Avalara then provides access to free expert advice to discuss the report.
In addition to the increased online sales driven by the pandemic, businesses, primarily online sellers, are facing added sales tax complexity. The Supreme Court's South Dakota v. Wayfair Inc. ruling in June 2018 said that states could now collect sales tax from remote sellers. To date, 44 states and the District of Columbia have adopted sales tax laws requiring businesses to use where their customers are located as part of determining compliance requirements. This ruling has also driven up the business of tax automation providers like Avalara.
Beginning in 2017, states began enforcing marketplace facilitator laws to begin collecting sales tax on third-party online marketplace sales. States can now collect sales tax attributable to third-party sales from marketplaces, rather than the individual sellers. However, in many cases, the revenue generated from marketplace sales also contributes to a remote seller crossing economic nexus thresholds. Forty-one states and the District of Columbia have adopted sales tax laws requiring the marketplace facilitator to collect and remit sales tax on behalf of marketplace sellers. The first step for merchants to stay tax-compliant is to determine where they have economic nexus established by a certain level of economic activity in a given period, which can include analyzing sales revenue, transaction volume, or a combination of both.

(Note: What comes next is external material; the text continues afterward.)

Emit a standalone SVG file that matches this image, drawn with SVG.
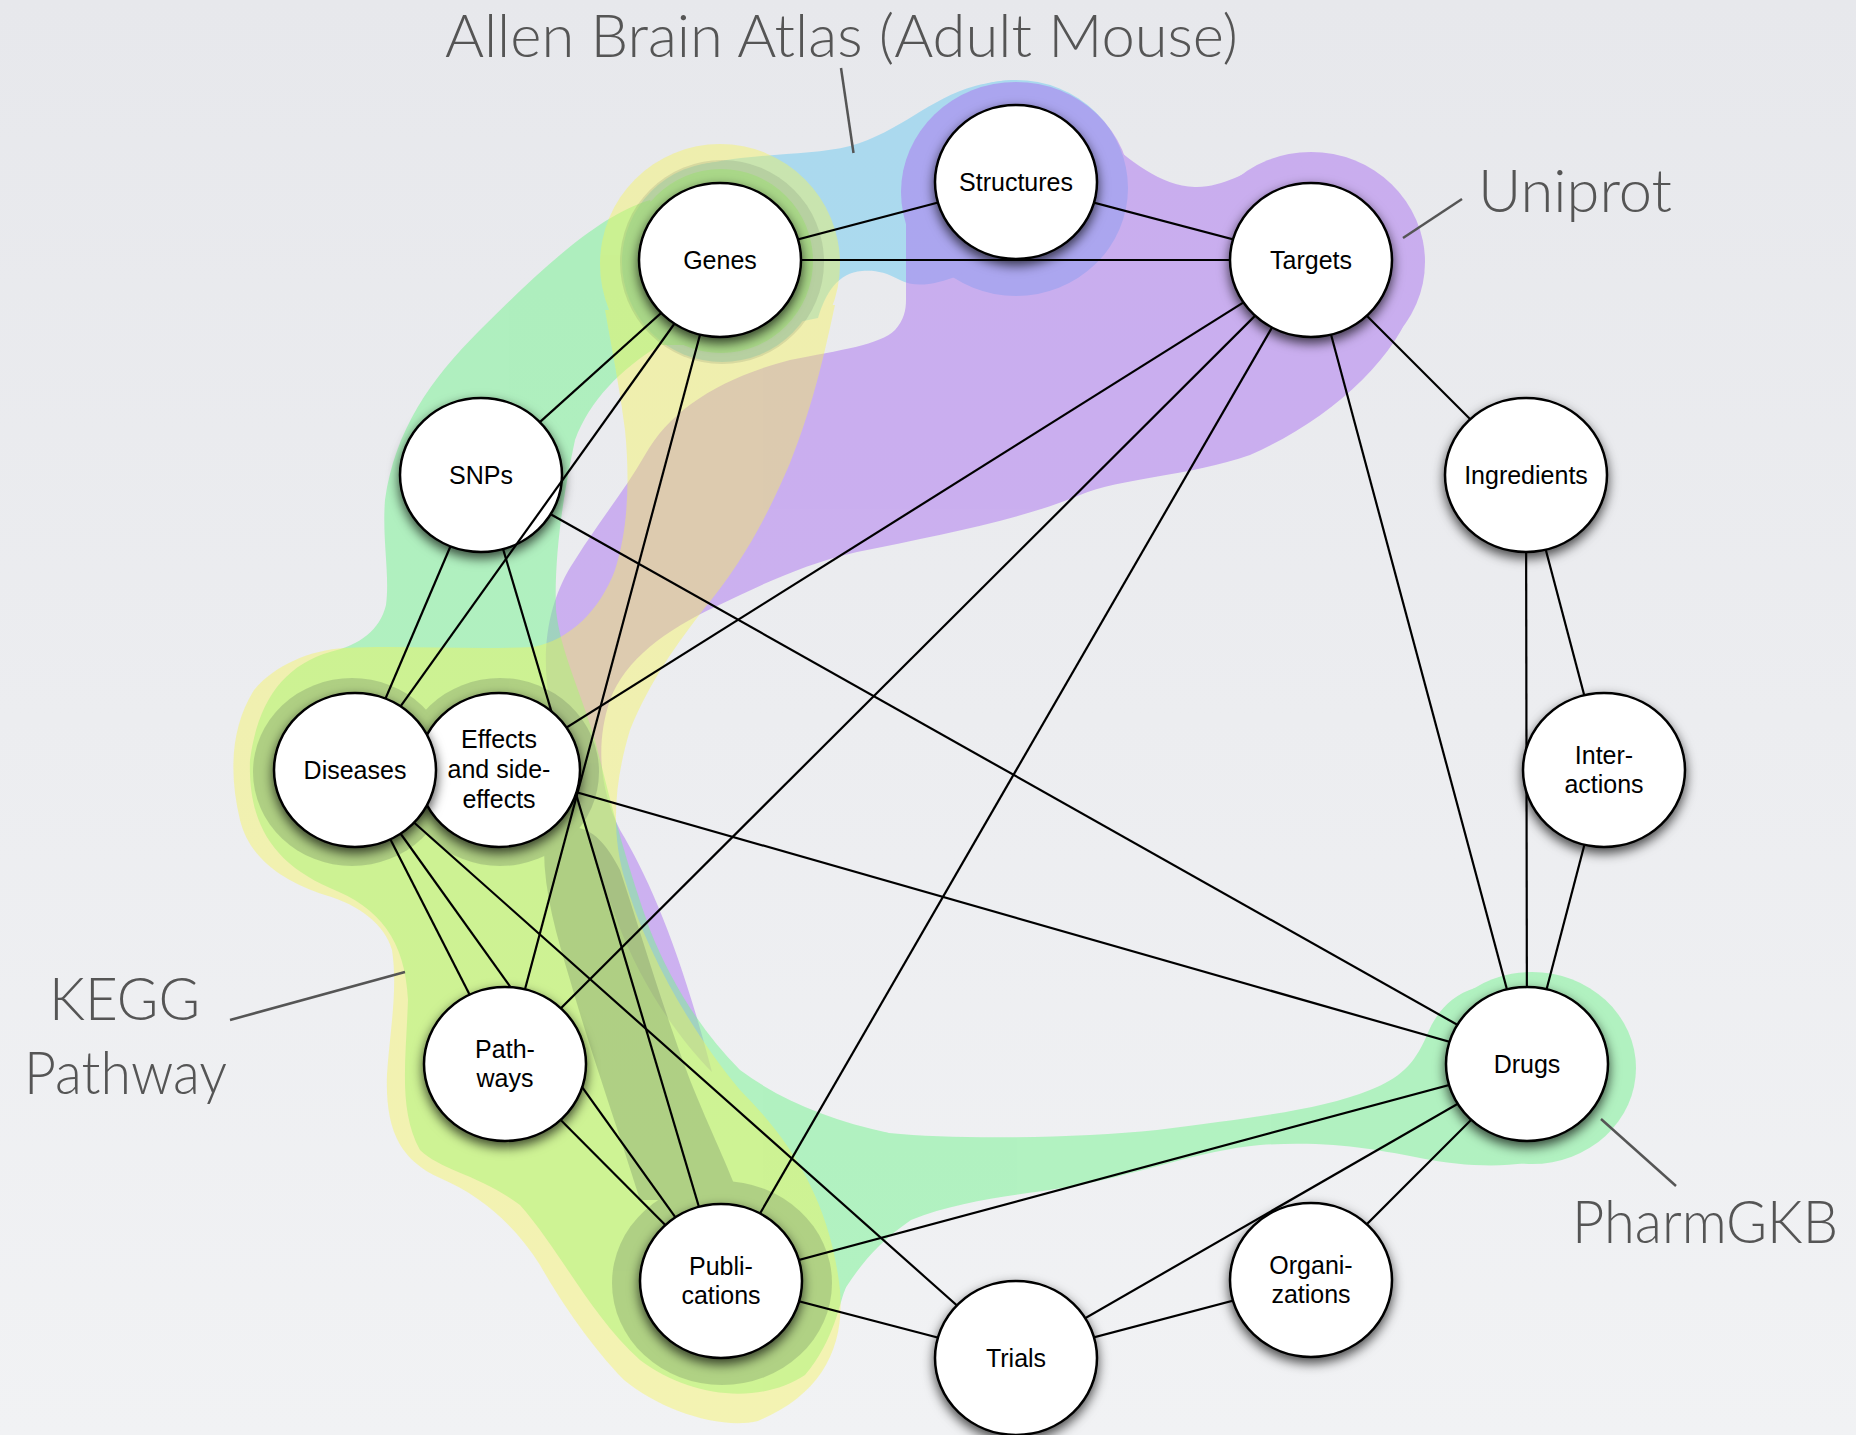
<svg xmlns="http://www.w3.org/2000/svg" width="1856" height="1435" viewBox="0 0 1856 1435">
<defs>
<linearGradient id="bg" x1="0" y1="0" x2="0" y2="1">
<stop offset="0" stop-color="#e7e8ec"/>
<stop offset="1" stop-color="#f1f2f4"/>
</linearGradient>
<filter id="sh" x="-30%" y="-30%" width="160%" height="170%">
<feDropShadow dx="0" dy="5" stdDeviation="6" flood-color="#000" flood-opacity="0.7"/>
</filter>
<style>
.node ellipse{fill:#fff;stroke:#000;stroke-width:2.5;filter:url(#sh)}
.node text{font-family:"Liberation Sans",Arial,sans-serif;font-size:25px;text-anchor:middle;fill:#000}
.edges line{stroke:#000;stroke-width:2.2}
.big{font-family:Lato,"Open Sans",sans-serif;font-weight:300;font-size:60px;fill:#555}
.lead{stroke:#555;stroke-width:2.5}
</style>
</defs>
<rect width="1856" height="1435" fill="url(#bg)"/>

<g id="blobs">
<g id="allen-blob" opacity="0.5" fill="#6fcbf0">
<ellipse cx="1016" cy="188" rx="112" ry="108"/>
<circle cx="722" cy="262" r="100"/>
<path d="M 700,165 C 760,152 810,156 850,146 C 900,132 930,98 975,86 C 990,82 1005,80 1016,80 L 1016,200 L 960,275 C 935,285 915,288 900,280 C 885,272 875,270 862,271 C 838,273 826,292 818,318 L 760,330 L 700,220 Z"/>
</g>
<g id="uniprot-blob" opacity="0.5" fill="#ab73f0">
<ellipse cx="1016" cy="192" rx="115" ry="110"/>
<ellipse cx="1311" cy="262" rx="114" ry="110"/>
<path d="M 1100,135 C 1130,160 1160,186 1195,187 C 1232,188 1260,160 1300,153 L 1320,300 L 1050,300 Z"/>
<path d="M 906,300 L 906,200 L 1300,200 L 1415,300 C 1395,360 1330,420 1250,455 C 1190,476 1120,478 1080,495 C 1020,520 940,535 857,552 C 800,565 755,588 717,606 C 665,630 625,660 610,700 C 595,745 600,790 620,830 C 650,880 680,950 712,1072 C 680,1040 640,985 615,915 C 590,845 565,775 550,705 C 540,650 548,600 575,560 C 600,520 625,490 645,455 C 670,410 720,378 790,360 C 840,350 880,345 895,330 C 904,320 906,310 906,300 Z"/>
</g>
<g id="pharmgkb-blob" opacity="0.5" fill="#75f390">
<ellipse cx="1532" cy="1068" rx="104" ry="96"/>
<path d="M 1475,988 C 1452,995 1436,1012 1427,1035 C 1414,1065 1400,1078 1370,1090 C 1320,1110 1250,1118 1157,1130 C 1080,1138 960,1140 889,1133 C 840,1128 800,1110 770,1090 L 820,1330 C 845,1290 860,1255 911,1220 C 960,1200 1020,1195 1068,1187 C 1130,1177 1200,1150 1260,1145 C 1330,1140 1380,1150 1420,1158 C 1460,1166 1500,1168 1532,1162 L 1532,1060 Z"/>
<circle cx="721" cy="261" r="92"/>
<path d="M 650,200 C 600,215 545,265 480,330 C 430,380 395,430 385,500 C 382,540 390,575 386,605 C 380,630 360,645 330,652 C 285,665 258,700 250,760 C 248,820 270,862 330,888 C 380,908 405,940 408,1000 C 406,1060 398,1110 420,1150 C 440,1170 480,1175 520,1205 C 560,1250 590,1315 640,1360 C 690,1398 760,1405 805,1375 C 835,1340 840,1300 845,1290 L 889,1133 C 830,1120 780,1100 740,1070 C 700,1030 670,980 650,930 C 625,860 610,800 595,740 C 580,690 560,650 556,610 C 554,560 562,500 575,440 C 590,400 620,370 660,345 L 700,345 Z"/>
</g>
<g id="kegg-blob" opacity="0.4" fill="#f8f550">
<circle cx="720" cy="264" r="120"/>
<path d="M 835,305 C 825,350 815,400 790,463 C 770,510 745,560 703,610 C 680,640 650,680 630,730 C 615,780 610,830 625,880 C 645,950 690,1030 740,1090 C 790,1140 830,1200 840,1290 C 845,1350 820,1395 758,1421 C 720,1430 660,1410 624,1380 C 590,1345 560,1300 540,1265 C 515,1225 480,1195 440,1178 C 400,1160 385,1130 387,1074 C 390,1030 398,990 392,950 C 385,925 360,905 325,895 C 285,882 250,860 240,820 C 228,770 232,725 254,690 C 275,665 310,650 345,648 C 400,645 470,650 533,647 C 570,640 600,610 615,570 C 628,530 630,480 625,430 C 620,390 612,350 605,310 Z"/>
</g>
<g id="genes-ring" opacity="0.13" fill="#3a4a48">
<circle cx="722" cy="262" r="102"/>
</g>
<g id="inner-blob" opacity="0.2" fill="#3a4a48">
<ellipse cx="352" cy="772" rx="99" ry="94"/>
<ellipse cx="500" cy="772" rx="99" ry="94"/>
<ellipse cx="722" cy="1283" rx="110" ry="102"/>
<path d="M 545,830 C 580,820 600,830 620,870 C 640,930 660,1000 690,1080 C 710,1130 730,1170 740,1200 L 640,1200 C 615,1120 590,1050 570,980 C 555,930 540,880 545,830 Z"/>
</g>
</g>

<g id="labels">
<text class="big" x="445" y="57" textLength="793" lengthAdjust="spacingAndGlyphs">Allen Brain Atlas (Adult Mouse)</text>
<line class="lead" x1="841" y1="68" x2="853.5" y2="153"/>
<text class="big" x="1478" y="212" textLength="194" lengthAdjust="spacingAndGlyphs">Uniprot</text>
<line class="lead" x1="1403" y1="238" x2="1462" y2="199"/>
<text class="big" x="49" y="1020" textLength="151" lengthAdjust="spacingAndGlyphs">KEGG</text>
<text class="big" x="24" y="1094" textLength="203" lengthAdjust="spacingAndGlyphs">Pathway</text>
<line class="lead" x1="230" y1="1020" x2="405" y2="972"/>
<text class="big" x="1572" y="1243" textLength="266" lengthAdjust="spacingAndGlyphs">PharmGKB</text>
<line class="lead" x1="1601" y1="1119" x2="1676" y2="1186"/>
</g>

<g id="node-snps" class="node"><ellipse cx="481" cy="475" rx="81" ry="77"/><text x="481" y="484">SNPs</text></g>

<g id="connectors" class="edges">
<line x1="720" y1="260" x2="1016" y2="182"/>
<line x1="720" y1="260" x2="1311" y2="260"/>
<line x1="1016" y1="182" x2="1311" y2="260"/>
<line x1="720" y1="260" x2="539.8" y2="422.1"/>
<line x1="720" y1="260" x2="355" y2="770"/>
<line x1="720" y1="260" x2="505" y2="1064"/>
<line x1="450.5" y1="546.3" x2="355" y2="770"/>
<line x1="503.1" y1="549.1" x2="721" y2="1281"/>
<line x1="550.7" y1="514.2" x2="1527" y2="1064"/>
<line x1="499" y1="770" x2="1311" y2="260"/>
<line x1="499" y1="770" x2="1527" y2="1064"/>
<line x1="355" y1="770" x2="505" y2="1064"/>
<line x1="355" y1="770" x2="721" y2="1281"/>
<line x1="355" y1="770" x2="1016" y2="1358"/>
<line x1="505" y1="1064" x2="1311" y2="260"/>
<line x1="505" y1="1064" x2="721" y2="1281"/>
<line x1="721" y1="1281" x2="1311" y2="260"/>
<line x1="721" y1="1281" x2="1527" y2="1064"/>
<line x1="721" y1="1281" x2="1016" y2="1358"/>
<line x1="1311" y1="260" x2="1527" y2="1064"/>
<line x1="1311" y1="260" x2="1526" y2="475"/>
<line x1="1526" y1="475" x2="1604" y2="770"/>
<line x1="1526" y1="475" x2="1527" y2="1064"/>
<line x1="1604" y1="770" x2="1527" y2="1064"/>
<line x1="1016" y1="1358" x2="1527" y2="1064"/>
<line x1="1016" y1="1358" x2="1311" y2="1280"/>
<line x1="1311" y1="1280" x2="1527" y2="1064"/>
</g>

<g id="node-structures" class="node"><ellipse cx="1016" cy="182" rx="81" ry="77"/><text x="1016" y="191">Structures</text></g>
<g id="node-genes" class="node"><ellipse cx="720" cy="260" rx="81" ry="77"/><text x="720" y="269">Genes</text></g>
<g id="node-targets" class="node"><ellipse cx="1311" cy="260" rx="81" ry="77"/><text x="1311" y="269">Targets</text></g>
<g id="node-ingredients" class="node"><ellipse cx="1526" cy="475" rx="81" ry="77"/><text x="1526" y="484">Ingredients</text></g>
<g id="node-effects" class="node"><ellipse cx="499" cy="770" rx="81" ry="77"/><text x="499" y="748">Effects</text><text x="499" y="778">and side-</text><text x="499" y="808">effects</text></g>
<g id="node-diseases" class="node"><ellipse cx="355" cy="770" rx="81" ry="77"/><text x="355" y="779">Diseases</text></g>
<g id="node-interactions" class="node"><ellipse cx="1604" cy="770" rx="81" ry="77"/><text x="1604" y="764">Inter-</text><text x="1604" y="793">actions</text></g>
<g id="node-pathways" class="node"><ellipse cx="505" cy="1064" rx="81" ry="77"/><text x="505" y="1058">Path-</text><text x="505" y="1087">ways</text></g>
<g id="node-drugs" class="node"><ellipse cx="1527" cy="1064" rx="81" ry="77"/><text x="1527" y="1073">Drugs</text></g>
<g id="node-publications" class="node"><ellipse cx="721" cy="1281" rx="81" ry="77"/><text x="721" y="1275">Publi-</text><text x="721" y="1304">cations</text></g>
<g id="node-organizations" class="node"><ellipse cx="1311" cy="1280" rx="81" ry="77"/><text x="1311" y="1274">Organi-</text><text x="1311" y="1303">zations</text></g>
<g id="node-trials" class="node"><ellipse cx="1016" cy="1358" rx="81" ry="77"/><text x="1016" y="1367">Trials</text></g>
</svg>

“When the Wayfair decision came down, we saw businesses saying they need to be compliant in so many different places they weren’t before,” said Liz Armbruester, senior vice president global compliance at Avalaraa. “It takes a while for businesses to get that information into the system and then take action. Then that taking action piece is whole separate activity. The 'long tail' of Wayfair means an additional compliance burden in calculating and remitting tax, and then that second step of actually being compliant. We believe that this activity around being compliant will continue to extend over a long period, because businesses who are operating in a physical state are probably going to have to look at different viable options.”
“Tax rates and rules vary widely from state to state and are continuously changing, making it extremely difficult for a business to understand and keep up with where they owe sales tax,” said Paul Sanford, vice president, product management at Avalara, in a statement. “The Sales Tax Risk Assessment provides an easy first step for businesses looking to get a handle on their sales tax obligations by providing them with sales tax information necessary to make more informed, proactive decisions about their business.”